Quote every line of the data below as it stands, omitting pictures.

**Supplied information:**
===============

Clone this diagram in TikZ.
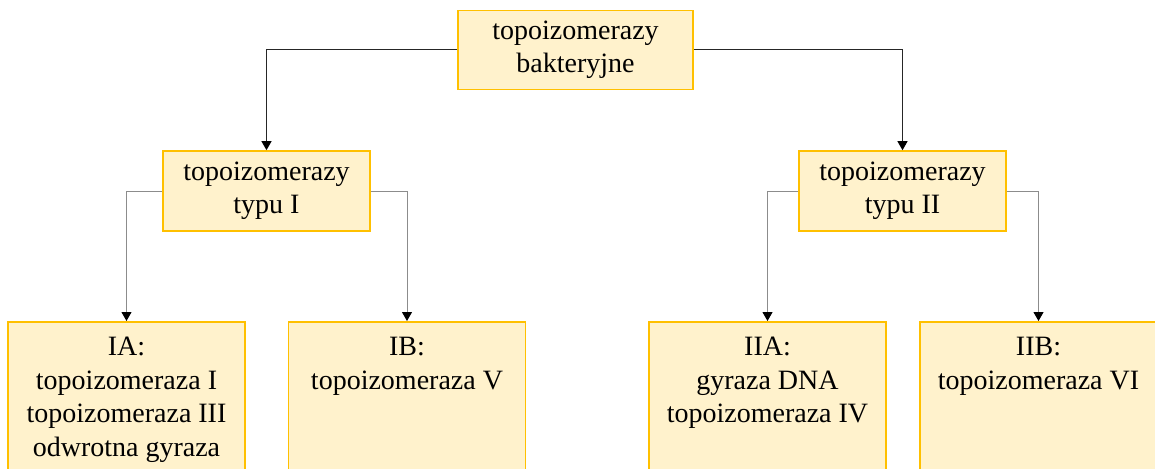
\documentclass[tikz,border=0pt]{standalone}
\usepackage{fontspec}
\setmainfont{Liberation Serif}
\usetikzlibrary{arrows.meta}
\definecolor{boxfill}{HTML}{FFF2CC}
\definecolor{boxline}{HTML}{FFC000}
\tikzset{
  box/.style={draw=boxline, fill=boxfill, line width=1.6pt, align=center,
    font=\fontsize{28}{33}\selectfont, inner sep=0pt},
  conn/.style={draw=black!85, line width=1pt, -{Triangle[length=9pt,width=10pt,fill=black,color=black]}},
  conng/.style={conn, draw=black!45},
}
\newcommand{\btext}[1]{\parbox[t][170pt][t]{237pt}{\centering\fontsize{28}{33.5}\selectfont\rule{0pt}{34pt}#1}}
\begin{document}
\begin{tikzpicture}[x=1pt,y=-1pt]
\useasboundingbox (0,0) rectangle (1155,468);
\clip (0,0) rectangle (1155,468);
\node[box, minimum width=235pt, minimum height=79pt] (top) at (575.5,50) {topoizomerazy\\bakteryjne};
\node[box, minimum width=207pt, minimum height=80pt] (m1) at (266.5,191) {topoizomerazy\\typu I};
\node[box, minimum width=207pt, minimum height=80pt] (m2) at (902.5,191) {topoizomerazy\\typu II};
\node[box, anchor=north] (ia) at (126.5,321) {\btext{IA:\\topoizomeraza I\\topoizomeraza III\\odwrotna gyraza}};
\node[box, anchor=north] (ib) at (407,321) {\btext{IB:\\topoizomeraza V}};
\node[box, anchor=north] (iia) at (767.5,321) {\btext{IIA:\\gyraza DNA\\topoizomeraza IV}};
\node[box, anchor=north] (iib) at (1038.5,321) {\btext{IIB:\\topoizomeraza VI}};
\draw[conn] (top.west) -| (m1.north);
\draw[conn] (top.east) -| (m2.north);
\draw[conng] (m1.west) -| (ia.north);
\draw[conng] (m1.east) -| (ib.north);
\draw[conng] (m2.west) -| (iia.north);
\draw[conng] (m2.east) -| (iib.north);
\end{tikzpicture}
\end{document}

===============

**The result:**
Clone this diagram in TikZ.
\documentclass[tikz,border=0pt]{standalone}
\usepackage{fontspec}
\setmainfont{Liberation Serif}
\usetikzlibrary{arrows.meta}
\definecolor{boxfill}{HTML}{FFF2CC}
\definecolor{boxline}{HTML}{FFC000}
\tikzset{
  box/.style={draw=boxline, fill=boxfill, line width=1.6pt, align=center,
    font=\fontsize{28}{33}\selectfont, inner sep=0pt},
  conn/.style={draw=black!85, line width=1pt, -{Triangle[length=9pt,width=10pt,fill=black,color=black]}},
  conng/.style={conn, draw=black!45},
}
\newcommand{\btext}[1]{\parbox[t][170pt][t]{237pt}{\centering\fontsize{28}{33.5}\selectfont\rule{0pt}{34pt}#1}}
\begin{document}
\begin{tikzpicture}[x=1pt,y=-1pt]
\useasboundingbox (0,0) rectangle (1155,468);
\clip (0,0) rectangle (1155,468);
\node[box, minimum width=235pt, minimum height=79pt] (top) at (575.5,50) {topoizomerazy\\bakteryjne};
\node[box, minimum width=207pt, minimum height=80pt] (m1) at (266.5,191) {topoizomerazy\\typu I};
\node[box, minimum width=207pt, minimum height=80pt] (m2) at (902.5,191) {topoizomerazy\\typu II};
\node[box, anchor=north] (ia) at (126.5,321) {\btext{IA:\\topoizomeraza I\\topoizomeraza III\\odwrotna gyraza}};
\node[box, anchor=north] (ib) at (407,321) {\btext{IB:\\topoizomeraza V}};
\node[box, anchor=north] (iia) at (767.5,321) {\btext{IIA:\\gyraza DNA\\topoizomeraza IV}};
\node[box, anchor=north] (iib) at (1038.5,321) {\btext{IIB:\\topoizomeraza VI}};
\draw[conn] (top.west) -| (m1.north);
\draw[conn] (top.east) -| (m2.north);
\draw[conng] (m1.west) -| (ia.north);
\draw[conng] (m1.east) -| (ib.north);
\draw[conng] (m2.west) -| (iia.north);
\draw[conng] (m2.east) -| (iib.north);
\end{tikzpicture}
\end{document}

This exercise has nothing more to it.